From Lillye Younger, People of Action (Brewer Printing Company, Jackson, Tennessee, n.d.).

This People of Action, issued circa 1969, reproduced newspaper clippings about people in Decatur County. Most items probably were written in the mid 1960s. Most, but not all, of the items were written by Lillye Younger herself and most, but not all, appeared in the Jackson Sun. The photographs, which in the book were poorly reproduced from clippings, have not been scanned.

Special thanks to Constance Collett and the estate of Lillye Younger for permission to make these web pages.

Thanks to www.tnyesterday.com for contributing this transcription.

By Lillye Younger

Life's A Little Less Hectic Now

PARSONS, Tenn. — "It's been quite difficult adjusting to civilian life after serving 14 years, three months and 20 days in the armed services," says O. C. Jordan II.

As a city letter carrier with the Parsons postoffice, Jordan still considers himself "still with Uncle Sam."

But it's a little less adventurous now, since he decided to give civilian life a try March 16, 1963.

For example, Jordan recalls the time he and his wife spent a week in Rome, Italy — not by choice — when he was in the U. S. Army Air Force.

Mr. and Mrs. Jordan and their firstborn, O. C. Jordan III, were forced to remain in Rome during a transfer from an Italian to a Libyan base.

"We couldn't get a visa on account of our newborn," Jordan recalls. "The exorbitant hotel bill was shocking as well as the high cost of food. After six days we set out for Tripoli."

Jordan began his military career shortly before World War II when he served a stretch in the Merchant Marines. After boot camp, he rode a coal-burning train from New York to San Francisco for six days.

He signed on a cargo ship and later transported fuel along the eastern coastline. His time was soon up and he returned to Parsons.

In September 1946 he volunteered in the U.S. Army Engineer Corps. He was stationed in Korea 13 months, and after 18 months of service accepted his discharge and returned to Parsons to finish high school.

But the lure of the military was too great and in March 1951 he joined the U. S. Air Force and was stationed at Sewart AFB, Tenn. It was -about this time that he married Miss Nina Brewer of Hohenwald, Tenn.

Jordan aid his wife were later transferred to England and they remained there for two years, where he commuted to and from the base by bicycle.

After this stretch the Jordans returned to the States and accepted another discharge. But after 90 days as a civilian, he re-enlisted and was stationed at Elgin AFB, Fla.

After two years he was transferred to Udine, Italy, located 15 miles from the Austrian and Yugoslavian border. While in Udine, Mrs. Jordan had to be evacuated by air 350 miles to the nearest air force hospital to give birth to O. C. III.

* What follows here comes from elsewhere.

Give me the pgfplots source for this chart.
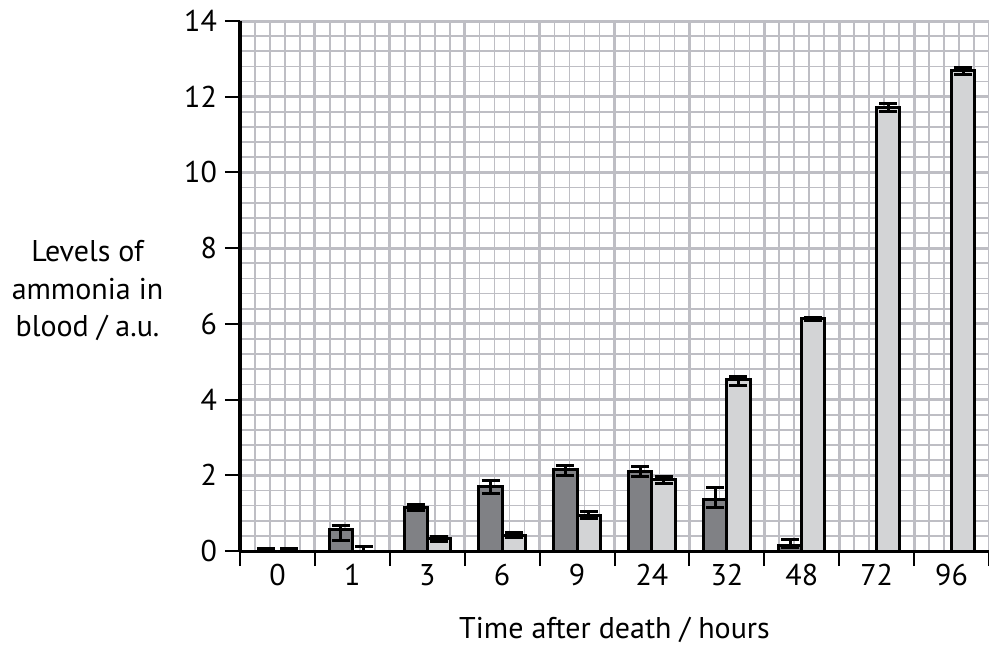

In July 1957 the Jordans were transferred to Tripoli, Libya and they remained there "six long months." "We were forced to keep at least three days supply of food in case of a sandstorm," he recalls. "One day a restaurant worker broke an egg on the sidewalk and the hot sun fried it in a few seconds."

After the stint in North Africa, the Jordans again were transferred to Sewart until his discharge.

But — you guessed it — he reenlisted once more and was stationed for two years at Elgin. He received special training at Wichita Falls, Tex., and was transferred to Formosa. Trouble with his knee put him in a hospital for 64 days.

Meanwhile, two children, Cindy and Robert Steven were born.

He was transferred to Panama City, Fla., for two years upon which he returned to Parsons and decided to try a stretch at civilian life.

The Jordans live in his grandfather's house at 301 Bible Hill Road in Parsons, which he bought and modernized.